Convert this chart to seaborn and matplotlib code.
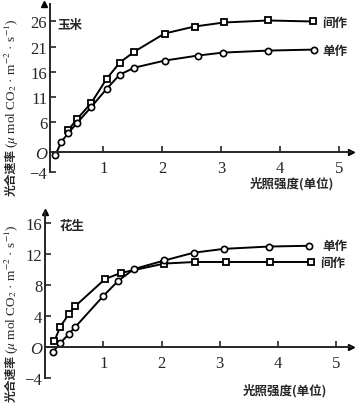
import numpy as np
import pandas as pd
import seaborn as sns
import matplotlib.pyplot as plt
from matplotlib.font_manager import FontProperties

# 玉米 (corn)
corn_x_jian = [0.41, 0.56, 0.80, 1.06, 1.28, 1.53, 2.04, 2.55, 3.05, 3.80, 4.55]
corn_y_jian = [4.4, 6.6, 9.8, 14.6, 17.8, 20.0, 23.6, 25.0, 25.8, 26.2, 26.0]
corn_x_dan = [0.19, 0.29, 0.41, 0.56, 0.80, 1.06, 1.28, 1.53, 2.04, 2.60, 3.03, 3.80, 4.57]
corn_y_dan = [-0.6, 2.0, 3.8, 5.8, 9.0, 12.6, 15.4, 16.8, 18.2, 19.2, 19.8, 20.2, 20.4]

# 花生 (peanut)
pea_x_jian = [0.16, 0.26, 0.41, 0.52, 1.03, 1.31, 2.05, 2.57, 3.10, 3.86, 4.57]
pea_y_jian = [0.8, 2.6, 4.3, 5.3, 8.8, 9.6, 10.8, 11.0, 11.0, 11.0, 11.0]
pea_x_dan = [0.14, 0.26, 0.41, 0.52, 1.00, 1.26, 1.53, 2.05, 2.55, 3.07, 3.84, 4.53]
pea_y_dan = [-0.6, 0.5, 1.7, 2.6, 6.6, 8.6, 10.1, 11.2, 12.2, 12.7, 13.0, 13.1]

corn_yticks = [26, 21, 16, 11, 6, 0, -4]
pea_yticks = [16, 12, 8, 4, 0, -4]
xticks = [1, 2, 3, 4, 5]

sns.set_style("ticks")
plt.rcParams['font.family'] = ['Noto Sans CJK SC', 'DejaVu Sans']
plt.rcParams['mathtext.fontset'] = 'stix'

serif = FontProperties(family='Liberation Serif', size=12)
serif_it = FontProperties(family='Liberation Serif', size=12, style='italic')

fig = plt.figure(figsize=(3.58, 4.10), dpi=100)
ax_top = fig.add_axes([0.14, 0.578, 0.84, 0.41])
ax_bot = fig.add_axes([0.126, 0.076, 0.854, 0.405])


def draw_panel(ax, xj, yj, xd, yd, yticks, ylim, xlim):
    df_j = pd.DataFrame({'x': xj, 'y': yj})
    df_d = pd.DataFrame({'x': xd, 'y': yd})
    sns.lineplot(data=df_j, x='x', y='y', ax=ax, color='black', lw=1.4,
                 marker='s', markersize=5, markerfacecolor='white',
                 markeredgecolor='black', markeredgewidth=1.3, sort=False)
    sns.lineplot(data=df_d, x='x', y='y', ax=ax, color='black', lw=1.4,
                 marker='o', markersize=4.5, markerfacecolor='white',
                 markeredgecolor='black', markeredgewidth=1.2, sort=False)
    ax.set_xlim(*xlim)
    ax.set_ylim(*ylim)
    ax.spines['top'].set_visible(False)
    ax.spines['right'].set_visible(False)
    ax.spines['bottom'].set_position(('data', 0))
    ax.spines['left'].set_linewidth(1.4)
    ax.spines['bottom'].set_linewidth(1.4)
    # arrows at axis ends
    ax.plot(1, 0, '>k', transform=ax.get_yaxis_transform(), clip_on=False, markersize=5)
    ax.plot(0, 1, '^k', transform=ax.get_xaxis_transform(), clip_on=False, markersize=5)
    ax.set_xticks(xticks)
    ax.set_xticklabels([str(t) for t in xticks])
    for lab in ax.get_xticklabels():
        lab.set_fontproperties(serif)
    ax.set_yticks(yticks)
    labels = ['O' if t == 0 else str(t).replace('-', '\u2212') for t in yticks]
    ax.set_yticklabels(labels)
    for lab, t in zip(ax.get_yticklabels(), yticks):
        lab.set_fontproperties(serif_it if t == 0 else serif)
    ax.tick_params(axis='both', direction='in', length=4, width=1.2, pad=2)
    ax.tick_params(axis='x', pad=6)
    ax.set_xlabel('')
    ax.set_ylabel('')


draw_panel(ax_top, corn_x_jian, corn_y_jian, corn_x_dan, corn_y_dan,
           corn_yticks, (-4, 29.5), (0.1, 5.2))
draw_panel(ax_bot, pea_x_jian, pea_y_jian, pea_x_dan, pea_y_dan,
           pea_yticks, (-4, 17.5), (0.0, 5.25))

# y label: Chinese part bold, unit part in a serif face
ylab_cn = '光合速率'
ylab_unit = r'($\mu$ mol CO$_2$ · m$^{-2}$ · s$^{-1}$)'
for y_end in (196, 402):
    fig.text(0.032, 1 - y_end / 410, ylab_cn, rotation=90, ha='center', va='bottom',
             fontsize=8.5, fontweight='bold')
    fig.text(0.034, 1 - (y_end - 48) / 410, ylab_unit, rotation=90, ha='center',
             va='bottom', fontsize=9.5, family=['Liberation Serif', 'DejaVu Sans'])

fig.text(292 / 358, 1 - 184 / 410, '光照强度(单位)', ha='center', va='center',
         fontsize=9, fontweight='bold')
fig.text(285 / 358, 1 - 391 / 410, '光照强度(单位)', ha='center', va='center',
         fontsize=9, fontweight='bold')

fig.text(70 / 358, 1 - 25 / 410, '玉米', ha='center', va='center', fontsize=9, fontweight='bold')
fig.text(72 / 358, 1 - 226 / 410, '花生', ha='center', va='center', fontsize=9, fontweight='bold')

fig.text(322 / 358, 1 - 24 / 410, '间作', ha='left', va='center', fontsize=9, fontweight='bold')
fig.text(322 / 358, 1 - 51 / 410, '单作', ha='left', va='center', fontsize=9, fontweight='bold')
fig.text(322 / 358, 1 - 247 / 410, '单作', ha='left', va='center', fontsize=9, fontweight='bold')
fig.text(320 / 358, 1 - 263 / 410, '间作', ha='left', va='center', fontsize=9, fontweight='bold')

fig.savefig('out.png', dpi=100)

> [WRITTEN REQUEST]:
Repeat, exactly and in full, each line from the start of the data to the line that contains "from matplotlib.font_manager import". Pictures do not go in.

> [TASK SOLUTION]:
Convert this chart to seaborn and matplotlib code.
import numpy as np
import pandas as pd
import seaborn as sns
import matplotlib.pyplot as plt
from matplotlib.font_manager import FontProperties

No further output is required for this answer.